In other words, women working alone (or co-offending with other women) commit a relatively narrow and limited range of crimes, while co-offending with men means they commit a much wider range.
To explain this difference Becker and McCorkel argue that the majority of crimes in the gender atypical category involve:
For Becker and McCorkel, the key variable that explains why men and women commit different types of crime is access to or exclusion from social networks that facilitate or inhibit criminal behaviour. There is, in this respect, nothing about being female that restricts their involvement in a wide range of criminal activities – except for their lack of access to male-dominated social (criminal) networks.
They develop this idea through the concept of differential opportunity structures, one originally elaborated – albeit in a different context (youth subcultures) and with a very different objective (explaining male criminal involvement) – by Cloward and Ohlin (1960).
They, you may recall, argued that where there was not equality of opportunity in legitimate job markets it should come as no surprise to find the same in illegitimate or criminal job markets.
And while they argued these “structural limitations of inequality” produced three kinds of general subcultural response (Criminal, Conflict and Retreatist) among young males, Becker and McCorkel introduce a feminist slant to the concept by focusing on the position of women, relative to men, in illegitimate job markets.
Just as (working class) women are systematically excluded from the opportunity structures open to men in the legitimate job market the same, they argued, was true in the illegitimate job market – the evidence being the fact that when women have access to criminal networks through the sponsorship of co-offending with men, they are involved in a much wider range of criminal activity. As they conclude:
“Our analysis lends support to the argument that differential opportunity structures explain in part the sex-segregated character of criminal offending, especially for crimes that involve access to network connections, learned skill sets, tools, and other concrete resources”.
Concluding observations
It may be useful to note:
1. The research was done using American data and the extent to which it is applicable to the UK is untested. Having said that, the basic principle of differential opportunity structures relating to both legitimate and illegitimate job markets is transferrable to a UK context. Hypothetically, therefore, one might expect to find a similar outcome.
2. The research looks at the range of male-female criminal activity, as opposed to the overall extent. Again, it’s possible to hypothesise that in a situation where women were equal to men in the range of opportunities – legitimate and illegitimate – open to them in our society we would expect to see a relative increase in the extent of female crime.
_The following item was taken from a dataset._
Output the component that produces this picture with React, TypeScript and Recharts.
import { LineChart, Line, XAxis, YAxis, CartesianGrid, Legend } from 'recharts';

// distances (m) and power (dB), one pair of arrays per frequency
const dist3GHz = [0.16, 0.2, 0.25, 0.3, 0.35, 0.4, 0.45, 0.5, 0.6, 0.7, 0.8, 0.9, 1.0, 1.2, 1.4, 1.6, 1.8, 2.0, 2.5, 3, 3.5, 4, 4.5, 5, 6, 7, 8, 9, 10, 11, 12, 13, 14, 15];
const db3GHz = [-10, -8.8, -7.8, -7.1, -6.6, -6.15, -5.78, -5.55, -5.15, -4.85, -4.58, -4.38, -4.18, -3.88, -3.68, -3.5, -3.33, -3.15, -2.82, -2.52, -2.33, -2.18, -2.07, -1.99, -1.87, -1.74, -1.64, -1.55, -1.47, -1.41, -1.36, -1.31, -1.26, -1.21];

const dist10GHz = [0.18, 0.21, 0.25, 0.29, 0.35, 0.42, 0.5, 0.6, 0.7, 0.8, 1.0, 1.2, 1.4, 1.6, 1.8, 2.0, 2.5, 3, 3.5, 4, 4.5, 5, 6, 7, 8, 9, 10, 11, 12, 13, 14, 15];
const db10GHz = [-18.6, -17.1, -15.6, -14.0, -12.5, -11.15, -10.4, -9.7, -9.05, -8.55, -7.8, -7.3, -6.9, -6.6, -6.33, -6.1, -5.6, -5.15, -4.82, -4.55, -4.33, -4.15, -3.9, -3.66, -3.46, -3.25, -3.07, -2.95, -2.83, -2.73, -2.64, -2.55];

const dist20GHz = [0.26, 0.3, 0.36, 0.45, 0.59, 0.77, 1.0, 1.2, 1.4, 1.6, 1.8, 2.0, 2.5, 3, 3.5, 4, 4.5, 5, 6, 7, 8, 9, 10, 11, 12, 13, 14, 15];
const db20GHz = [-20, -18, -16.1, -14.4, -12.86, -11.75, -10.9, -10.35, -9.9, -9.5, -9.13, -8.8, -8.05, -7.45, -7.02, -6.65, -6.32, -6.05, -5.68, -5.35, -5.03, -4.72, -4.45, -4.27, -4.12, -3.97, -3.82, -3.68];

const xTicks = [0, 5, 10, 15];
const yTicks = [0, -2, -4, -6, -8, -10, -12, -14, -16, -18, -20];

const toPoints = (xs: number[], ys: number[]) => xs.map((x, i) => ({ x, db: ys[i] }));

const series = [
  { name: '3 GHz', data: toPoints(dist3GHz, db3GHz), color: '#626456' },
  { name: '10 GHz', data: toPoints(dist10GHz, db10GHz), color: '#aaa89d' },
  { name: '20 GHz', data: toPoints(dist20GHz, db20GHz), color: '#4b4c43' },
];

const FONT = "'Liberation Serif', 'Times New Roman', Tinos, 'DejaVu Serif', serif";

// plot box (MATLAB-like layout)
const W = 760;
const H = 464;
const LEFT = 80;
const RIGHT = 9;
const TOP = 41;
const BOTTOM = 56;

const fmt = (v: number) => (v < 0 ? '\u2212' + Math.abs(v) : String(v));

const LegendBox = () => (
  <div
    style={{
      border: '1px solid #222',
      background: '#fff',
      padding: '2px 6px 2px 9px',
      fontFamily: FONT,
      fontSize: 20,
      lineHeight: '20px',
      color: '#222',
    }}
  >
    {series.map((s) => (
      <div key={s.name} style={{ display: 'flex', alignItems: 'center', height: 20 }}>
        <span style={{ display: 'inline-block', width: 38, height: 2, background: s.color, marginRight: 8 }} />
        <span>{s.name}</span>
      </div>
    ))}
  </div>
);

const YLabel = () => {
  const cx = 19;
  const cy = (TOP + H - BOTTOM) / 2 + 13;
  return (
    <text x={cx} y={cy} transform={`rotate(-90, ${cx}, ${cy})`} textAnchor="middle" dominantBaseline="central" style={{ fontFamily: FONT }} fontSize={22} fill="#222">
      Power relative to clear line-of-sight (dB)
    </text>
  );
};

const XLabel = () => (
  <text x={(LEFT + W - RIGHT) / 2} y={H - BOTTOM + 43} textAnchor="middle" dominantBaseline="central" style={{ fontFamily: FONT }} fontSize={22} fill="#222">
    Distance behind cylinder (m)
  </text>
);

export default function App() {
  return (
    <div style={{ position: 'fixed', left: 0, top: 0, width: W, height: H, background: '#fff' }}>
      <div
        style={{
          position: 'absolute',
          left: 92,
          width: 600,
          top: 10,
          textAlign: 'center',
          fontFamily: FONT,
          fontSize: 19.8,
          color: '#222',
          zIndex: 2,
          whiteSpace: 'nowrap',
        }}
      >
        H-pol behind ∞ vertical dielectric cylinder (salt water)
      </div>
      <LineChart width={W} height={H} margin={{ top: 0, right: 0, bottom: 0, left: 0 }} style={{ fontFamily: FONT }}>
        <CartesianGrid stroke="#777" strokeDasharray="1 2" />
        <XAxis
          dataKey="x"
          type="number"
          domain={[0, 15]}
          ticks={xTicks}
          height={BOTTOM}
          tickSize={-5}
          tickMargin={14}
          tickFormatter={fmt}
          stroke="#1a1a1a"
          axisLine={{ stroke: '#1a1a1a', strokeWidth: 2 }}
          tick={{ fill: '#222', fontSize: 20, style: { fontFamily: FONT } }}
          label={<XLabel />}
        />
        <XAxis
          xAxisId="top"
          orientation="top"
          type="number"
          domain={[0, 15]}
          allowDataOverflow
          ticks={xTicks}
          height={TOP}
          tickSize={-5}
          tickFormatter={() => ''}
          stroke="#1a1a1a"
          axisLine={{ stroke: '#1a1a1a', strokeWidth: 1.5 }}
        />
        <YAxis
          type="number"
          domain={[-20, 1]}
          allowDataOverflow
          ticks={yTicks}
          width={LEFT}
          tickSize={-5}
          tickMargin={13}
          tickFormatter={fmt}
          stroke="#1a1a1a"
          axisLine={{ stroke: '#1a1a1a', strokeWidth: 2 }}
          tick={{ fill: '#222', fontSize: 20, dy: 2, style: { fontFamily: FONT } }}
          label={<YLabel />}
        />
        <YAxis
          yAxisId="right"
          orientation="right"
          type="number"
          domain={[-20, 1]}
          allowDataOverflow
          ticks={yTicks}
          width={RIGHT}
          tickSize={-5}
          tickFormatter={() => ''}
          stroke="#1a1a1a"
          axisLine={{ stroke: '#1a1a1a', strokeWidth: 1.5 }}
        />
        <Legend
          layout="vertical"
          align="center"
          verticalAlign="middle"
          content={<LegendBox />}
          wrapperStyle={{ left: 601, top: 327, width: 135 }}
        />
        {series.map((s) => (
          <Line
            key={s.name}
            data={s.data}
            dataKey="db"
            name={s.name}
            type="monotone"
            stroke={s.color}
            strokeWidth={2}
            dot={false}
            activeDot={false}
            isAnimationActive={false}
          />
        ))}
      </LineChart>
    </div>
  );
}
As Becker and McCorkel conclude: “Feminist pathways research suggests men and women follow different trajectories into crime and that this, in turn, may influence gender differences in the rate of participation and in the kind of participation”. This argument finds some support in areas where women have similar opportunities for crime as men. McMillan (2004), for example, notes that shoplifting – a type of crime that affords equal opportunity of access – is one area in the UK “where women almost equal men in the official crime statistics”.
Somewhat ironically, therefore, it would seem that a major brake on the range and extent of female participation in crime is the existence of strong and persisting patriarchal structures in any society.
3. Although they don’t address the idea directly, Becker and McCorkel’s research can be used in the context of social capital to explore how gendered access to different forms of social capital – particularly access to gender-segregated social networks – impacts on their criminal behaviour.